360 Destination Group, one of the country’s leading destination management companies and a Hawthorn client since 2016, has been helping corporate event planners put on memorable events for more than 40 years. By having their finger on the pulse of destinations up and down the California coast, Florida, Texas, Arizona, and Chicago, they keenly understand the locales and combine that with their wildly creative eye to bring corporate events to life. The company’s offices in those destinations could sometimes feel isolated from one another, so they came to us to help them unify their brand.

The Project

With mostly autonomous offices all over the country, ensuring that all team members are aligned in terms of strategy and brand is an important challenge for 360DG. As a part of our work as their full-service marketing agency, one of the first big projects was creating this “Brand Bible”: a highly visual, internal-only document that offers a 30,000-foot view of the company – “this is what we’re trying to accomplish,” “this is our voice” – all the way down to the details, like photo requirements, social guidelines, and specific fonts to use. The initial sections orient staff to the history of the company and gives broad context; as you get deeper into the document, it narrows its focus to the nitty gritty for all marketing tactics.

Our Take

When you go through a rebranding process, much of the thinking revolves around communicating this newly crafted messaging to your customers – but what about those internally, within the company? A brand bible gives employees something they can rally behind and reference.
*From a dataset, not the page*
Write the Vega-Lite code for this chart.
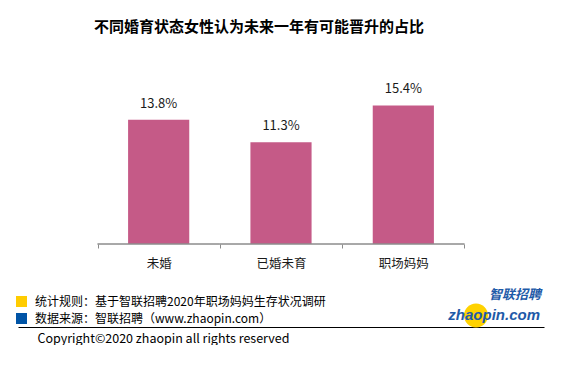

It’s not something to memorize; they don’t need to know it like the back of their hand, but having a document employees can turn to when they’re having a moment of doubt about some detail or when they’re being onboarded? That’s a valuable tool to give to your team.

Last Thought

Some big brands have turned their brand bible into something that works as a casually external-facing document, too, maybe in the form of a coffee table book. It’s not meant to be something that’s picked up and closely examined – and certainly not distributed to the masses – but as a nice-looking and inviting page turn in your reception area. It can help clients, potential employees, investors, and other stakeholders get a sense of your brand in an easy-to-scan, effective way.